Historians have long surmised that Richard M. Nixon, the presidential contender in 1969, interfered with peace talks to end the Vietnam War, to bolster his campaign.
Recently discovered notes written by H.R. Haldeman, who became Nixon’s White House chief of staff, showed that during a telephone conversation with Nixon, he was instructed to continue ‘working on’ South Vietnamese leaders to coax them not to agree to a settlement in peace talks that would possibly end the Vietnam War before the election in 1968.
Nixon, as the Republican candidate, was sure that President Lyndon Johnson, who didn’t seek re-election, was purposefully attempting to disrupt his campaign with a politically motivated peace effort meant to enhance the candidacy of Vice President Hubert M. Humphrey.

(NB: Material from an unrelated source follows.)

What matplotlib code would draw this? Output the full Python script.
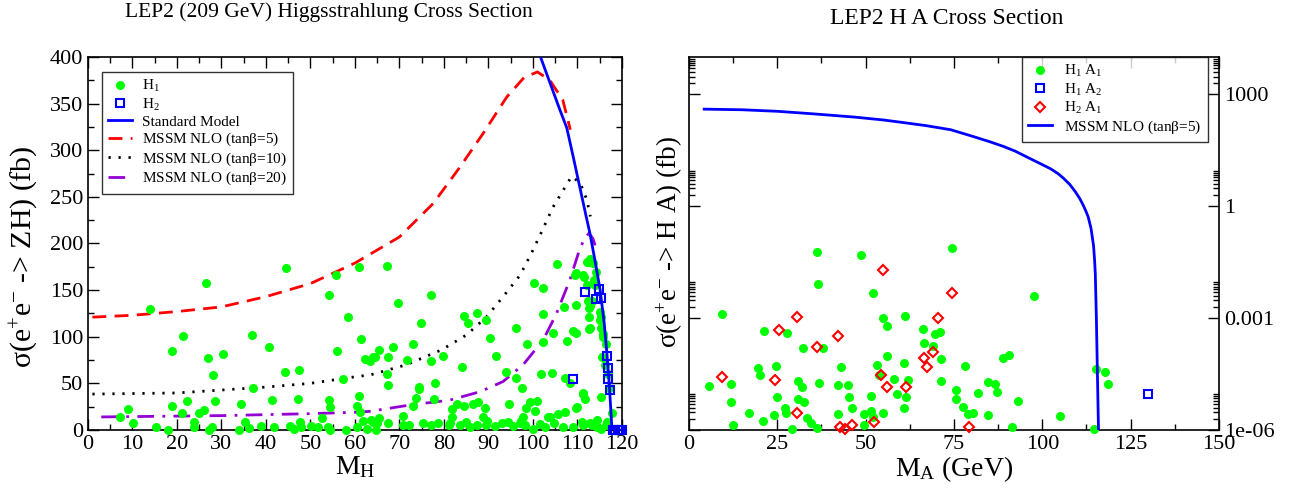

There’s little doubt interfering in the peace talks were a step beyond the norm. This was likely more serious than anything he did in Watergate, said author John A. Farrell. Farrell found Haldeman’s notes during his research at the Richard Nixon Presidential Library for his upcoming biography of Nixon, to be published in March.
Throughout the campaign, Nixon loyalists kept a secret communications channel open to the South Vietnamese leaders using Anne Chennault, widow of Claire Lee Chennault who led the Flying Tigers during the Second World War. She had become a notable Washington hostess and Republican fund-raiser. She was the channel for encouraging the South Vietnamese to wait for a better outcome under Nixon. Understandably, Johnson was enraged when he learned of Nixon’s machinations.
The notes unearthed by Farrell originated from a phone call on Oct. 22, 1968. Johnson was ready to order a pause in the bombing to promote peace talks in France. Haldeman wrote down what he was told by Nixon, ‘Keep Anna Chennault working on SVN,’ referring to South Vietnam.
Later, he wrote that Nixon wanted Illinois Republican Senator Everett Dirksen to contact the president and discredit the proposed bombing pause. ‘Any other way to monkey wrench it?’ Haldeman wrote. ‘Anything RN can do.’
Moreover, Nixon added later, that his vice-presidential running mate should talk with Richard Helms, director of the Central Intelligence Agency, and threaten him with termination in the new government if he refused to furnish additional insider information.
After resigning from the presidency, Nixon denied knowing about Mrs. Chennault’s role in passing messages to the South Vietnamese in the 1968 campaign, even though there was proof she had been in contact with Nixon’s campaign manager, John N. Mitchell, who later became attorney general.
Researcher Ken Hughes at the Miller Center of the University of Virginia, author of ‘Chasing Shadows,’ a book exploring the episode, published in 2014, said Farrell had discovered a smoking gun.
This appears to be the missing element of the puzzle in the Chennault matter, he said. The notes verify that Nixon perpetrated a crime to emerge victorious in the presidential election, The New York Times reported.
Scholar Luke A. Nichter at Texas A&M University, one of the leading students of the Nixon White House secret tape recordings, doesn’t agree with the conclusions about Haldeman’s notes. From his perspective, they don’t provide any new information and are too weak to make larger deductions.